Et parce que j'trouve ça vachement classe de boire le thé en papotant de tout et de rien avec une déesse. Dans mon monde, les déités ne sont pas inaccessibles. Iels sont des partenaires de travail. Me filent un coup de main si iels le veulent bien, m'envoient bouler si je les fais chier. Tu ne les sonnes pas quand t'as besoin, tu crées un lien. Comme cette asso avec laquelle tu bosses. C'est plus simple de lui demander de faire passer ton dossier en haut de la pile ou d'intégrer l'un de tes suivis en urgence dans sa structure si tu connais bien la personne que t'as au téléphone. Si ça fait des années que tu bosses avec. Bah là, c'est pareil, sauf que c'est intangible. Et que ça n'a pas les mêmes codes. Quoique, j'suis sûre que ta collègue t'aiderait plus vite si tu lui faisais des crêpes.

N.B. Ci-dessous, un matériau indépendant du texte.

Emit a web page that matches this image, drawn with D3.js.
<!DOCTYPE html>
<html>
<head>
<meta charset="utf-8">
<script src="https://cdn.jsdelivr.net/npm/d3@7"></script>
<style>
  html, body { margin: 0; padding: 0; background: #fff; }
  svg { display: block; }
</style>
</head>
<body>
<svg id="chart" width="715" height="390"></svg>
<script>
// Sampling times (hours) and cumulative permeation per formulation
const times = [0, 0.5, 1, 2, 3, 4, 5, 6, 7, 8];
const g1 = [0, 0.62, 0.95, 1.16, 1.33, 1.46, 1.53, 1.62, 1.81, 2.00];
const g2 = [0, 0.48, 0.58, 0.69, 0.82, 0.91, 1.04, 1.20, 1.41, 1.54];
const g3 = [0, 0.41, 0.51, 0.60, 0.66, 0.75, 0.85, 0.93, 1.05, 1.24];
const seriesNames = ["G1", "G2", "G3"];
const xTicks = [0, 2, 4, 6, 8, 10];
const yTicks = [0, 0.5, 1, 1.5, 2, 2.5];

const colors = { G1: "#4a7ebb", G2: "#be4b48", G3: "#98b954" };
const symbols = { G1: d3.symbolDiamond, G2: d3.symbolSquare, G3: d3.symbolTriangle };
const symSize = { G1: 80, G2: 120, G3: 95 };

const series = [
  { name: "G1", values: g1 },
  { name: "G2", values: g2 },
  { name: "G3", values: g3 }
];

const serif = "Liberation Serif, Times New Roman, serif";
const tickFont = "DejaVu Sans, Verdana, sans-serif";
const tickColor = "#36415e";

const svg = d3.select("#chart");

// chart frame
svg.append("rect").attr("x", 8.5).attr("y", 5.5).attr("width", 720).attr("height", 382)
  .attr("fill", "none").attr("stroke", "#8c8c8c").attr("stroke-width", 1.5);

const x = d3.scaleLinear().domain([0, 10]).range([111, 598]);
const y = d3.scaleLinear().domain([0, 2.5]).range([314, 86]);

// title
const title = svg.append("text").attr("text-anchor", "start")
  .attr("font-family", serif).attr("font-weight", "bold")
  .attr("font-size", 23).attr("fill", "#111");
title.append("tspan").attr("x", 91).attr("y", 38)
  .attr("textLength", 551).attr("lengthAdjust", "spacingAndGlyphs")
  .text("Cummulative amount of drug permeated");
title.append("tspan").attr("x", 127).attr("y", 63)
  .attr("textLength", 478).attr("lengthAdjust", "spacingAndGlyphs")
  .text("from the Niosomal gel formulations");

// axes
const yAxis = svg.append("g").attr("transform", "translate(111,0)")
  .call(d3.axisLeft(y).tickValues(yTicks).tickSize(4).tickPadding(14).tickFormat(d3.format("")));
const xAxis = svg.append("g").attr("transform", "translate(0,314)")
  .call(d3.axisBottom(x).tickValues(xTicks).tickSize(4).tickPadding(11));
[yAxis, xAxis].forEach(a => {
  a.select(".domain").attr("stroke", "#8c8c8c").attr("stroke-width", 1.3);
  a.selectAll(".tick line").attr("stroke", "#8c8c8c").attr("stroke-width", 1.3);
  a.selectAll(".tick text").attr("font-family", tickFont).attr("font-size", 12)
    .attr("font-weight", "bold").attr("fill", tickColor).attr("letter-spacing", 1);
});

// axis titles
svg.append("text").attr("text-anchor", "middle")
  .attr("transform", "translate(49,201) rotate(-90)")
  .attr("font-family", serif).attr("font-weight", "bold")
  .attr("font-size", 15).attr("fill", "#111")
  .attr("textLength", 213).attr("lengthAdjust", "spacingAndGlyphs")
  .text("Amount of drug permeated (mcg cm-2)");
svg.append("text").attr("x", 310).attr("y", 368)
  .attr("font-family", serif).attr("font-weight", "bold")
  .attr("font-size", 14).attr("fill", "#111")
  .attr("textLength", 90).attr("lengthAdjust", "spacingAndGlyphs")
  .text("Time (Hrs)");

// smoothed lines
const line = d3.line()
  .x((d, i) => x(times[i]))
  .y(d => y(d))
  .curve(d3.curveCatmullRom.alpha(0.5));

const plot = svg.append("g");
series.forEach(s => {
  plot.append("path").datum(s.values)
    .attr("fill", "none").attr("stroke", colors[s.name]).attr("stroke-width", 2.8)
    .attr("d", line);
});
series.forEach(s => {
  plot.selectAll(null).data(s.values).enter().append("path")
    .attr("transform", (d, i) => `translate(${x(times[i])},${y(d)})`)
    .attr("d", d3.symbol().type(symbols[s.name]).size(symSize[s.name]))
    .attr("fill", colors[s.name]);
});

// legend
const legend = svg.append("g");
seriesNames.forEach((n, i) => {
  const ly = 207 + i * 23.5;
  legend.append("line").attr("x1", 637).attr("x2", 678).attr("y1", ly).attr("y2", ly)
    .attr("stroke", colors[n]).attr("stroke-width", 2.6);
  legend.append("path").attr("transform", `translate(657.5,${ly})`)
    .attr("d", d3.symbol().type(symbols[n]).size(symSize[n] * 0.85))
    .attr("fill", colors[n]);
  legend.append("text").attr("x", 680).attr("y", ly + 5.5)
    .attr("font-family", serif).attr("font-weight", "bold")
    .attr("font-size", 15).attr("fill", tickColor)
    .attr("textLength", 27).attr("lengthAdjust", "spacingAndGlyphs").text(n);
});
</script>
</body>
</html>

Je ne te dis pas que je le suis devenue. Parce que je l'ai toujours été. Parce que ça fait partie de moi. J'ai juste l'impression de me retrouver. Ça me fait beaucoup de bien. C'est un repère. Un repaire. Une aube dans l'obscurité.

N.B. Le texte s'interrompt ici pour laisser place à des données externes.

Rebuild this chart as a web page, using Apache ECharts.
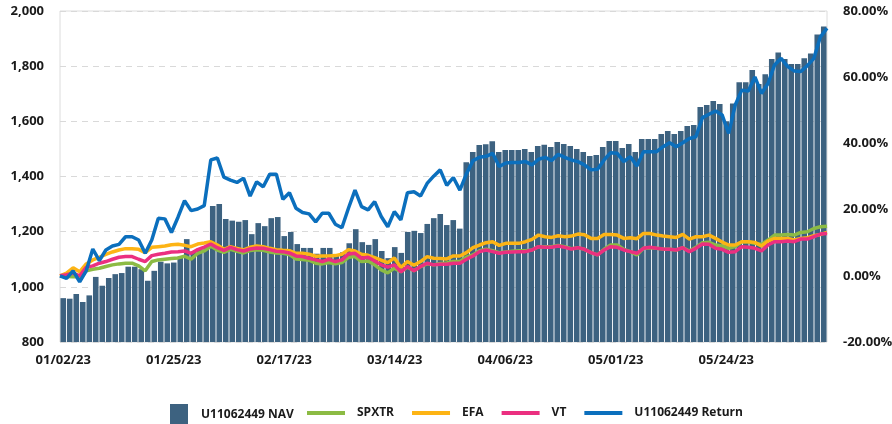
<!DOCTYPE html>
<html>
<head>
<meta charset="utf-8">
<script src="https://cdn.jsdelivr.net/npm/echarts@6/dist/echarts.min.js"></script>
<style>
  html, body { margin: 0; padding: 0; background: #fff; }
  #chart { width: 892px; height: 424px; }
</style>
</head>
<body>
<div id="chart"></div>
<script>
// weekdays 01/02/23 .. 06/14/23
var dates = [
  '01/02/23','01/03/23','01/04/23','01/05/23','01/06/23','01/09/23','01/10/23','01/11/23','01/12/23','01/13/23',
  '01/16/23','01/17/23','01/18/23','01/19/23','01/20/23','01/23/23','01/24/23','01/25/23','01/26/23','01/27/23',
  '01/30/23','01/31/23','02/01/23','02/02/23','02/03/23','02/06/23','02/07/23','02/08/23','02/09/23','02/10/23',
  '02/13/23','02/14/23','02/15/23','02/16/23','02/17/23','02/20/23','02/21/23','02/22/23','02/23/23','02/24/23',
  '02/27/23','02/28/23','03/01/23','03/02/23','03/03/23','03/06/23','03/07/23','03/08/23','03/09/23','03/10/23',
  '03/13/23','03/14/23','03/15/23','03/16/23','03/17/23','03/20/23','03/21/23','03/22/23','03/23/23','03/24/23',
  '03/27/23','03/28/23','03/29/23','03/30/23','03/31/23','04/03/23','04/04/23','04/05/23','04/06/23','04/07/23',
  '04/10/23','04/11/23','04/12/23','04/13/23','04/14/23','04/17/23','04/18/23','04/19/23','04/20/23','04/21/23',
  '04/24/23','04/25/23','04/26/23','04/27/23','04/28/23','05/01/23','05/02/23','05/03/23','05/04/23','05/05/23',
  '05/08/23','05/09/23','05/10/23','05/11/23','05/12/23','05/15/23','05/16/23','05/17/23','05/18/23','05/19/23',
  '05/22/23','05/23/23','05/24/23','05/25/23','05/26/23','05/29/23','05/30/23','05/31/23','06/01/23','06/02/23',
  '06/05/23','06/06/23','06/07/23','06/08/23','06/09/23','06/12/23','06/13/23','06/14/23'
];

var nav = [
  959, 957, 974, 945, 969, 1036, 1004, 1032, 1046, 1050, 1073, 1073, 1064, 1022, 1058, 1091, 1085, 1088, 1110, 1173,
  1128, 1140, 1145, 1293, 1300, 1246, 1240, 1236, 1242, 1191, 1231, 1220, 1249, 1253, 1184, 1199, 1155, 1141, 1141, 1120,
  1141, 1141, 1115, 1125, 1158, 1209, 1162, 1152, 1173, 1130, 1104, 1144, 1123, 1199, 1203, 1195, 1228, 1249, 1264, 1224,
  1242, 1211, 1452, 1489, 1514, 1517, 1528, 1489, 1496, 1496, 1496, 1500, 1489, 1511, 1515, 1507, 1525, 1518, 1511, 1500,
  1489, 1474, 1478, 1507, 1529, 1529, 1503, 1518, 1489, 1536, 1536, 1536, 1554, 1565, 1554, 1565, 1583, 1587, 1652, 1659,
  1674, 1663, 1600, 1665, 1742, 1742, 1786, 1735, 1771, 1826, 1850, 1826, 1808, 1808, 1829, 1846, 1915, 1944
];

var spxtr = [
  0, -0.2, -0.3, -0.3, 1.5, 2.0, 2.3, 2.8, 3.3, 3.6, 3.8, 3.8, 3.0, 1.5, 4.3, 4.8, 5.0, 5.2, 5.4, 5.9,
  5.0, 6.8, 7.5, 8.9, 7.8, 7.1, 8.0, 7.4, 6.9, 7.6, 7.9, 7.7, 7.2, 6.9, 6.8, 6.4, 5.1, 4.9, 4.7, 3.8,
  3.6, 4.0, 3.6, 4.0, 5.6, 5.8, 4.3, 4.5, 3.3, 1.8, 0.9, 2.3, 1.2, 2.6, 1.5, 2.8, 3.6, 3.3, 3.7, 3.9,
  4.3, 4.3, 5.6, 6.3, 7.6, 8.0, 7.6, 7.0, 7.2, 7.4, 7.6, 7.6, 7.8, 8.8, 8.8, 8.8, 9.2, 8.8, 8.2, 8.5,
  8.0, 7.0, 6.3, 8.0, 9.3, 9.3, 8.0, 7.3, 6.3, 8.3, 8.5, 8.3, 8.1, 8.0, 7.8, 8.5, 7.5, 8.6, 10.0, 10.1,
  9.3, 9.0, 8.3, 8.8, 10.3, 10.3, 9.8, 9.5, 10.8, 12.3, 12.3, 12.5, 12.3, 13.1, 13.3, 14.3, 14.8, 15.0
];

var efa = [
  0, 0.8, 2.4, 1.2, 3.6, 4.8, 5.6, 6.5, 7.2, 7.8, 8.2, 8.2, 8.0, 7.0, 8.6, 8.8, 9.0, 9.4, 9.5, 9.2,
  8.8, 9.6, 9.9, 10.3, 9.3, 8.0, 8.8, 8.3, 7.8, 8.6, 9.0, 8.8, 8.3, 7.9, 7.7, 7.6, 6.8, 6.8, 6.5, 5.9,
  6.0, 6.0, 6.1, 6.5, 7.9, 7.5, 6.5, 6.2, 5.5, 4.7, 4.0, 5.4, 2.5, 4.3, 3.2, 4.3, 5.8, 5.3, 5.2, 5.1,
  6.0, 6.0, 7.0, 8.5, 9.3, 10.0, 10.3, 9.2, 9.8, 9.8, 9.8, 10.3, 11.0, 12.3, 11.8, 11.6, 12.1, 11.8, 12.0, 12.6,
  12.4, 11.3, 11.3, 12.5, 12.5, 12.3, 11.3, 11.5, 11.2, 12.8, 12.8, 12.3, 12.0, 11.8, 11.6, 12.5, 11.1, 11.8, 11.8, 12.3,
  11.3, 10.2, 9.3, 9.3, 10.3, 10.3, 10.1, 9.0, 10.5, 11.3, 11.3, 11.3, 10.8, 11.3, 11.5, 12.1, 12.5, 13.1
];

var vt = [
  0, 0.3, 0.8, 0.0, 2.6, 3.0, 3.8, 4.3, 5.0, 5.6, 5.8, 5.8, 5.0, 4.3, 6.1, 6.5, 6.8, 7.2, 7.3, 7.5,
  6.8, 7.9, 8.7, 9.6, 8.5, 7.7, 8.6, 7.9, 7.5, 8.1, 8.4, 8.3, 7.9, 7.4, 7.3, 6.9, 6.0, 5.8, 5.3, 4.8,
  4.3, 5.0, 4.3, 4.8, 6.6, 6.8, 5.3, 5.6, 4.5, 3.3, 2.6, 3.3, 1.2, 2.8, 1.5, 2.8, 3.8, 3.3, 3.5, 3.5,
  3.8, 3.8, 5.0, 6.0, 7.3, 7.8, 7.3, 6.8, 7.1, 7.2, 7.3, 7.3, 7.8, 8.8, 8.6, 8.6, 9.0, 8.6, 8.1, 8.5,
  8.0, 7.0, 6.3, 7.8, 8.8, 8.6, 7.8, 7.3, 6.8, 8.3, 8.6, 8.3, 8.1, 8.0, 7.8, 8.5, 7.3, 8.3, 9.6, 9.5,
  8.3, 8.0, 7.1, 7.3, 8.8, 8.6, 8.3, 7.5, 9.3, 10.3, 10.3, 10.5, 10.3, 11.1, 11.1, 11.8, 12.6, 12.8
];

var accountReturn = [
  0, -0.8, 1.5, -1.8, 1.5, 8.1, 4.6, 7.8, 9.0, 9.5, 11.8, 11.8, 10.8, 6.8, 10.8, 17.4, 17.2, 13.1, 17.7, 22.7,
  19.7, 20.2, 21.2, 35.0, 35.6, 29.8, 28.9, 28.2, 29.5, 24.1, 28.4, 26.9, 30.7, 30.7, 23.1, 25.1, 20.4, 19.1, 18.7, 16.3,
  18.9, 18.9, 15.6, 14.5, 20.4, 25.9, 20.9, 19.9, 22.4, 17.9, 14.8, 19.4, 16.9, 25.1, 25.4, 24.1, 27.9, 30.1, 32.0, 27.3,
  29.7, 25.9, 30.8, 34.8, 35.8, 36.1, 37.0, 33.0, 34.1, 34.2, 34.2, 34.5, 33.5, 35.2, 35.8, 34.8, 36.7, 35.8, 35.0, 34.5,
  33.5, 32.0, 32.2, 35.0, 37.2, 37.0, 34.5, 36.0, 33.2, 37.5, 37.5, 37.5, 39.0, 40.2, 39.0, 40.2, 41.5, 42.0, 47.8, 48.8,
  49.8, 48.6, 43.0, 51.6, 56.1, 55.8, 60.1, 55.1, 58.1, 63.7, 65.7, 63.2, 61.9, 61.7, 63.5, 65.7, 72.2, 74.8
];

var FONT = 'Open Sans';
var labelStyle = { color: '#1a1a1a', fontFamily: FONT, fontWeight: 'bold', fontSize: 13 };

var chart = echarts.init(document.getElementById('chart'), null, { renderer: 'canvas' });

function lineSeries(name, data, color) {
  return {
    name: name,
    type: 'line',
    xAxisIndex: 1,
    yAxisIndex: 1,
    data: data,
    showSymbol: false,
    symbol: 'none',
    lineStyle: { color: color, width: 3.5 },
    itemStyle: { color: color },
    emphasis: { disabled: true },
    animation: false
  };
}

chart.setOption({
  animation: false,
  grid: {
    left: 60, right: 65, top: 11, bottom: 82,
    show: true, borderColor: '#dcdcdc', borderWidth: 1,
    outerBoundsMode: 'none'
  },
  legend: [
    {
      data: ['U11062449 NAV'],
      left: 165, top: 399,
      icon: 'rect',
      itemWidth: 18, itemHeight: 21,
      textStyle: Object.assign({ padding: [0, 0, 0, 8] }, labelStyle, { fontSize: 12 })
    },
    {
      data: ['SPXTR', 'EFA', 'VT', 'U11062449 Return'],
      left: 302, top: 402,
      icon: 'rect',
      itemWidth: 38, itemHeight: 4,
      itemGap: 18,
      textStyle: Object.assign({ padding: [0, 0, 0, 7] }, labelStyle, { fontSize: 12 })
    }
  ],
  xAxis: [
    {
      type: 'category',
      data: dates,
      boundaryGap: true,
      axisLine: { show: false },
      axisTick: { show: false },
      axisLabel: Object.assign({ interval: 16, margin: 12 }, labelStyle),
      splitLine: { show: false }
    },
    {
      type: 'category',
      data: dates,
      boundaryGap: false,
      show: false
    }
  ],
  yAxis: [
    {
      type: 'value',
      min: 800, max: 2000, interval: 200,
      axisLine: { show: false },
      axisTick: { show: false },
      axisLabel: Object.assign({
        margin: 16,
        formatter: function (v) { return v.toLocaleString('en-US'); }
      }, labelStyle),
      splitLine: { show: true, lineStyle: { color: '#d9d9d9', type: [6, 5], width: 1 } }
    },
    {
      type: 'value',
      min: -20, max: 80, interval: 20,
      position: 'right',
      axisLine: { show: false },
      axisTick: { show: false },
      axisLabel: Object.assign({
        margin: 16,
        formatter: function (v) { return v.toFixed(2) + '%'; }
      }, labelStyle),
      splitLine: { show: false }
    }
  ],
  series: [
    {
      name: 'U11062449 NAV',
      type: 'bar',
      data: nav,
      barCategoryGap: '14%',
      itemStyle: { color: '#3d6280' },
      emphasis: { disabled: true }
    },
    lineSeries('SPXTR', spxtr, '#8cbb44'),
    lineSeries('EFA', efa, '#fdb415'),
    lineSeries('VT', vt, '#eb2f80'),
    lineSeries('U11062449 Return', accountReturn, '#0b6fbd')
  ]
});
</script>
</body>
</html>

Et si tu ne t'es pas enfui•e en hurlant, rassure-toi, je ne te bassinerai pas avec mes délires mystiques. Parfois, ça viendra naturellement. Comme j'ai distillé de l'astrologie un peu partout sur mon blog. Ça ne deviendra jamais le sujet principal. Ni même l'un des. Pour ça, il y a d'autres lieux, d'autres endroits. Moins numériques, ceux-là. Rassure-toi, on parlera toujours de ma pomme, de mes petites déceptions, de mes grands chagrins, de mes jolies réussites, de mes coups de gueule militants, de mon cœur d'artichaut de groupie érotomane à moitié nécrophile. Rassure-toi, ce sera toujours aussi peu intéressant, aussi vide, aussi autocentré.

Jusqu'à ce que je me fasse épingler pour exercice illégal de la médecine, tout ira bien pour moi.